Political Science

Biography

Cyril is a sixth-year Ph.D. candidate in the Department of Political Science at Brown University, with concentrations in Comparative Politics and International Relations. Cyril studies how forced migration due to violence and disasters affects the wellbeing of migrant families and how governments and civil society respond. His mixed-methods research combines multiple qualitative methods, including interviews, participant observation, and participatory approaches, together with design-based causal inference. He has published over 30 scientific articles and chapters in high-impact journals and edited volumes, such as in Social Science & Medicine, PLoS ONE, The Journal of Refugee Studies, Disasters, and The Journal of Interpersonal Violence.

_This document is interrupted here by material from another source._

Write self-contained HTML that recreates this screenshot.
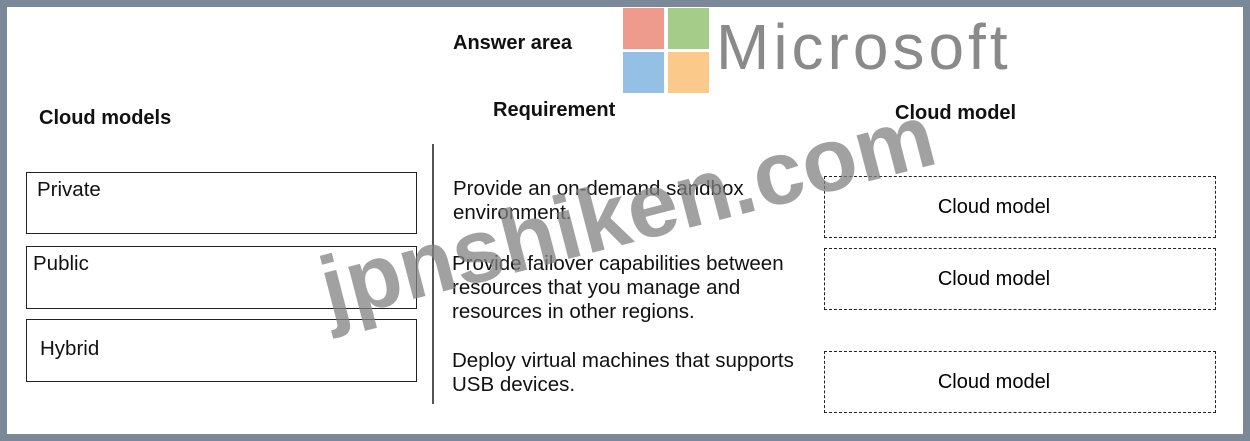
<!DOCTYPE html>
<html><head><meta charset="utf-8"><style>
body{margin:0;width:1250px;height:441px;overflow:hidden;background:#7a8898;font-family:"Liberation Sans",Arial,sans-serif;}
.in{position:absolute;left:7px;top:7px;width:1236px;height:427px;background:#fff;}
.a{position:absolute;color:#111;white-space:nowrap;}
.b{font-weight:bold;font-size:20px;}
.t{font-size:20.5px;line-height:24px;}
.box{position:absolute;border:1.5px solid #222;box-sizing:border-box;}
.d{position:absolute;border:1.5px dashed #222;box-sizing:border-box;font-size:20px;text-align:center;padding-right:52px;}
.sq{position:absolute;width:41px;height:41px;}
</style></head><body>
<div class="in"></div>
<div class="sq" style="left:623px;top:8px;background:#ee9a8c"></div>
<div class="sq" style="left:668px;top:8px;background:#a6cc8a"></div>
<div class="sq" style="left:623px;top:52px;background:#94c0e6"></div>
<div class="sq" style="left:668px;top:52px;background:#fbc98a"></div>
<div class="a" style="left:716px;top:12px;font-size:64px;letter-spacing:4px;color:#8a8a8a;line-height:70px;">Microsoft</div>
<div class="a b" style="left:453px;top:32px;">Answer area</div>
<div class="a b" style="left:39px;top:107px;">Cloud models</div>
<div class="a b" style="left:493px;top:99px;">Requirement</div>
<div class="a b" style="left:895px;top:102px;">Cloud model</div>
<div class="box" style="left:26px;top:172px;width:391px;height:62px;"></div>
<div class="a t" style="left:37px;top:178px;">Private</div>
<div class="box" style="left:26px;top:246px;width:391px;height:63px;"></div>
<div class="a t" style="left:33px;top:252px;">Public</div>
<div class="box" style="left:26px;top:319px;width:391px;height:63px;"></div>
<div class="a t" style="left:40px;top:337px;">Hybrid</div>
<div style="position:absolute;left:432px;top:144px;width:1.5px;height:260px;background:#555;"></div>
<div class="a t" style="left:453px;top:177px;">Provide an on-demand sandbox<br>environment.</div>
<div class="a t" style="left:452px;top:252px;">Provide failover capabilities between<br>resources that you manage and<br>resources in other regions.</div>
<div class="a t" style="left:452px;top:349px;">Deploy virtual machines that supports<br>USB devices.</div>
<div class="d" style="left:824px;top:176px;width:392px;height:62px;line-height:60px;">Cloud model</div>
<div class="d" style="left:824px;top:248px;width:392px;height:62px;line-height:60px;">Cloud model</div>
<div class="d" style="left:824px;top:351px;width:392px;height:62px;line-height:60px;">Cloud model</div>
<div class="a" style="left:335px;top:240px;font-size:90px;font-weight:bold;color:rgba(130,130,130,0.75);transform:rotate(-14.5deg);transform-origin:0 100%;line-height:100px;">jpnshiken.com</div>
</body></html>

Cyril has previously held senior research positions at Columbia University’s Program on Forced Migration and Health, the CPC Learning Network, the Alliance for Child Protection in Humanitarian Action, and the University of Indonesia’s School of Social and Political Sciences. He has completed projects for a variety of partners, including the World Bank, USAID, DFAT, the Centers for Disease Control and Prevention, and UNICEF. He has a Master’s in Public Health from Columbia University and a Bachelor’s in Brain, Behavior, and Cognitive Science from the University of Michigan.

Dissertation Title

Remittances, Rentierism, and Development: How Migrants Support their Hometowns When States are Unaccountable

Dissertation Abstract

My multi-sited, transnational dissertation investigates the relationship between migration to the U.S. and subnational development in Guatemala. I argue that predatory rentierism—a violent form of rent-seeking that includes extortion, kidnapping, and patronage—undermines migrant investments in their communities of origin, driving remittances largely toward private uses that are difficult to expropriate, rather than towards public goods. In the first empirical chapter, I use transnational interviews with nearly 200 participants to demonstrate how predatory rentierism throughout the migration trajectory constrains the resources available to migrant families, while driving them to develop spending behaviors that evade criminal and government predation. My second chapter uses comparative case studies of communities in El Quiché and national panel survey data to argue that, although expectations of rent-seeking lead migrant families to privatize their remittance spending, trustworthy authorities can succeed at promoting public goods by leveraging norms of reciprocity and community service. My third chapter, which pairs administrative data and qualitative interviews with key informants and Guatemalan immigrants, finds that remittances improve health, but only for conditions that are responsive to private spending, such as water-borne diseases. At the same time, remittances enrich criminal groups and corrupt officials that prey on migrant networks. I conclude that, owing to predatory rentierism, remittances may contribute to survival, but they do not improve development.